▶ **SET PROBLEM**: Restate the opening lines of the material below word for word, stopping after the line that contains "import * as".

▶ **DATA PROVIDED**:
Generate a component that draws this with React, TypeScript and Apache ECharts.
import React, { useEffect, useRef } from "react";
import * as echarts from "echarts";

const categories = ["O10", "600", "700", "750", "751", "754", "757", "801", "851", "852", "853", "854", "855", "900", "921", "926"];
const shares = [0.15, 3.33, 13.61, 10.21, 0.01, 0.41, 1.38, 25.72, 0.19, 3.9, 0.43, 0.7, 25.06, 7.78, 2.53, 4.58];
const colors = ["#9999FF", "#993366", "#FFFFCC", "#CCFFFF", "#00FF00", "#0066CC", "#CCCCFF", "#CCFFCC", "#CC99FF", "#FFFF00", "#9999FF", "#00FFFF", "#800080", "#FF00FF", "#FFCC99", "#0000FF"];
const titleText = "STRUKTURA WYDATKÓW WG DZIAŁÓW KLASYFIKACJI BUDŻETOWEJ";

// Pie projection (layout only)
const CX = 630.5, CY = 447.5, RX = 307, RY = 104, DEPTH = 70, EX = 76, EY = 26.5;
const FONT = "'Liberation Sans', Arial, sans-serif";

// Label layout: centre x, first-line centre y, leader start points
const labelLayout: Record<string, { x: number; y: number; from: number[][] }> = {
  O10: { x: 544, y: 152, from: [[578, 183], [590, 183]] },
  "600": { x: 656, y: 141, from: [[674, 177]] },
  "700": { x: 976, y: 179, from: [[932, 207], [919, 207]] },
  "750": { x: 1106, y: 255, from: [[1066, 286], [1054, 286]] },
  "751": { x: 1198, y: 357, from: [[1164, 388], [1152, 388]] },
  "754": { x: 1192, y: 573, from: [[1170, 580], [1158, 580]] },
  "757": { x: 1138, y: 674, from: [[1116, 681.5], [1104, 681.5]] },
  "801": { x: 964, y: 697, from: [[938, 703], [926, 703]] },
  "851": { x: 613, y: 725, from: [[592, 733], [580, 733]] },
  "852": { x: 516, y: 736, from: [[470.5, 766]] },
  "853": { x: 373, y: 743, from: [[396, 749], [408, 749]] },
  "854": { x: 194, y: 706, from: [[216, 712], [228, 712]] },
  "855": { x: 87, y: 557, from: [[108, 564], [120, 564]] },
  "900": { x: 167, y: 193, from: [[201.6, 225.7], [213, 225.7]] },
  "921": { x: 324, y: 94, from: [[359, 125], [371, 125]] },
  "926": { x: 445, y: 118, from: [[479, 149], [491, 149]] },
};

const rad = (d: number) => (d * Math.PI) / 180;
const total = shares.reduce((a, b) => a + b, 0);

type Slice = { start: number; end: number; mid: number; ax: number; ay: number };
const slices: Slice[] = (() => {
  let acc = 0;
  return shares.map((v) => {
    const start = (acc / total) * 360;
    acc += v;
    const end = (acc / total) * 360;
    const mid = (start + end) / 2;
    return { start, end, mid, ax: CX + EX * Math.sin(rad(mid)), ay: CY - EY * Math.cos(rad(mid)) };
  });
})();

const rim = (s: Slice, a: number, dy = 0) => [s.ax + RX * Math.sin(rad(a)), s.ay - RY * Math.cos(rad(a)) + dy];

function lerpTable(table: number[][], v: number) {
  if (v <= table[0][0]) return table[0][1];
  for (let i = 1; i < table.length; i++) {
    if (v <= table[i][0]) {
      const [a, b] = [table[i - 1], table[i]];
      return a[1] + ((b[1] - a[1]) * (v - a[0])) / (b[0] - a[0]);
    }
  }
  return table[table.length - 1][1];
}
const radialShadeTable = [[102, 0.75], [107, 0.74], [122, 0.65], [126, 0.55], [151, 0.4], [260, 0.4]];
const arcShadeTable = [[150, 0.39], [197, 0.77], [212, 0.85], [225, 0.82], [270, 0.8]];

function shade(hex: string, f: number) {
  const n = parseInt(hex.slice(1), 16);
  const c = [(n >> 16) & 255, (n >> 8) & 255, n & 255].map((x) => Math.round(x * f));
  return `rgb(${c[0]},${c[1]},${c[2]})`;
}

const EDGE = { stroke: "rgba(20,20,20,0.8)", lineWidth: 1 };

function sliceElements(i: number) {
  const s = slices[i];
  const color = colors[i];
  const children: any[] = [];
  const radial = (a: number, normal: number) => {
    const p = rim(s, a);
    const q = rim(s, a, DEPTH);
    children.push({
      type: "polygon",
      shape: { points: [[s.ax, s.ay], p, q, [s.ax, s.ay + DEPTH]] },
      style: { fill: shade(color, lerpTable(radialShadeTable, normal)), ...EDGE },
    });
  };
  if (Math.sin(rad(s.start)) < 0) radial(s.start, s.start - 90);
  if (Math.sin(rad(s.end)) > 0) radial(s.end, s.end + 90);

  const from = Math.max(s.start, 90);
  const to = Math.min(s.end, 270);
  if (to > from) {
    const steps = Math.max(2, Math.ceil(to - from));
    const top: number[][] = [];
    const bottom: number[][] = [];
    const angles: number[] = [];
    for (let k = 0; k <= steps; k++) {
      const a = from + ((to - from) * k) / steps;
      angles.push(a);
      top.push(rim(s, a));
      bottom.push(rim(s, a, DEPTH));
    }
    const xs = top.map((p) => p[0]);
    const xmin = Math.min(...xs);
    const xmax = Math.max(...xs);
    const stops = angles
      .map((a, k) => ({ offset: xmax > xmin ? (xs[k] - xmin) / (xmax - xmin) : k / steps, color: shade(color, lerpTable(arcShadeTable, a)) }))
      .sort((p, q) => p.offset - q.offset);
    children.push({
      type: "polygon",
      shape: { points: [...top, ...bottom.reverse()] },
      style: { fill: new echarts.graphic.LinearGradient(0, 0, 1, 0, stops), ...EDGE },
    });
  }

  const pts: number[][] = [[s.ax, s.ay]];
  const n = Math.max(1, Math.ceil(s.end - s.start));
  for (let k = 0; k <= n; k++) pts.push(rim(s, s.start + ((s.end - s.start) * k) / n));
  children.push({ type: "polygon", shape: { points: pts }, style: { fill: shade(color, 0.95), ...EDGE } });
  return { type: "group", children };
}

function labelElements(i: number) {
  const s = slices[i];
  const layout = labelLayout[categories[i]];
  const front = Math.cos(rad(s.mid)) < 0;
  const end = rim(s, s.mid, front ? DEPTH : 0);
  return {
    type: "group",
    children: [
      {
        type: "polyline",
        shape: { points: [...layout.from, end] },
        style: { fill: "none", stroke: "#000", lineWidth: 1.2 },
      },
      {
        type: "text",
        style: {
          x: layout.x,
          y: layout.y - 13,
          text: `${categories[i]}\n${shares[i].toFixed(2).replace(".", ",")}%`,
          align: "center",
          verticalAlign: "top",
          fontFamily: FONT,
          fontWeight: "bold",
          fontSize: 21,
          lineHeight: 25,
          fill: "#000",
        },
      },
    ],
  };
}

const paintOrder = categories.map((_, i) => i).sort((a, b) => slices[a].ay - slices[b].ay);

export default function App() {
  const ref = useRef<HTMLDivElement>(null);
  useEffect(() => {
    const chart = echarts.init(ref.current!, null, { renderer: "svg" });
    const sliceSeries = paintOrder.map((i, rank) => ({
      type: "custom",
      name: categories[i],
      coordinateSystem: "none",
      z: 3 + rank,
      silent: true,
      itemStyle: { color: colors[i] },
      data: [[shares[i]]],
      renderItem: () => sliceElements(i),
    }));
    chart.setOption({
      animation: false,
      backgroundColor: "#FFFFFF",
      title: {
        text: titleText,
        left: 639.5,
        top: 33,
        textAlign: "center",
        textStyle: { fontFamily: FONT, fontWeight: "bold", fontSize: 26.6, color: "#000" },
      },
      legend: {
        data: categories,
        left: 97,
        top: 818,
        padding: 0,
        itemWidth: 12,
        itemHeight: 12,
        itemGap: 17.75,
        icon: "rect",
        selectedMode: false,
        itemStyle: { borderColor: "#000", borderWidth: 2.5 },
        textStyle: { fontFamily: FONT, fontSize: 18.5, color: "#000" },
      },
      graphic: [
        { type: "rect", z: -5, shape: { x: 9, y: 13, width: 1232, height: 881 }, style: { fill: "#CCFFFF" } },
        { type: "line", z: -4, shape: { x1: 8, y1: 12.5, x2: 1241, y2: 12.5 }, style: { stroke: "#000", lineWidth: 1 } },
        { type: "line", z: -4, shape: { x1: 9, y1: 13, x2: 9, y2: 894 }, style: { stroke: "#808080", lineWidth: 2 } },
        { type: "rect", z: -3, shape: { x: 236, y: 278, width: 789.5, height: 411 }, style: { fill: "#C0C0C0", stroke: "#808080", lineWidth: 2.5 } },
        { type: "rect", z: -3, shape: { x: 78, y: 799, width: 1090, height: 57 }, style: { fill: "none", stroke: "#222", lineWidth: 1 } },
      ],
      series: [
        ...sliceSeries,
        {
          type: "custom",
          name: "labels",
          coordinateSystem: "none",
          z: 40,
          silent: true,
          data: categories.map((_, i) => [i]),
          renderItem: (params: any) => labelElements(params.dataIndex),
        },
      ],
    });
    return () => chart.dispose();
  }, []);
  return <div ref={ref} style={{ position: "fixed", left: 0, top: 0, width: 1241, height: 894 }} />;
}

▶ **SOLVED PROBLEM**:
Generate a component that draws this with React, TypeScript and Apache ECharts.
import React, { useEffect, useRef } from "react";
import * as echarts from "echarts";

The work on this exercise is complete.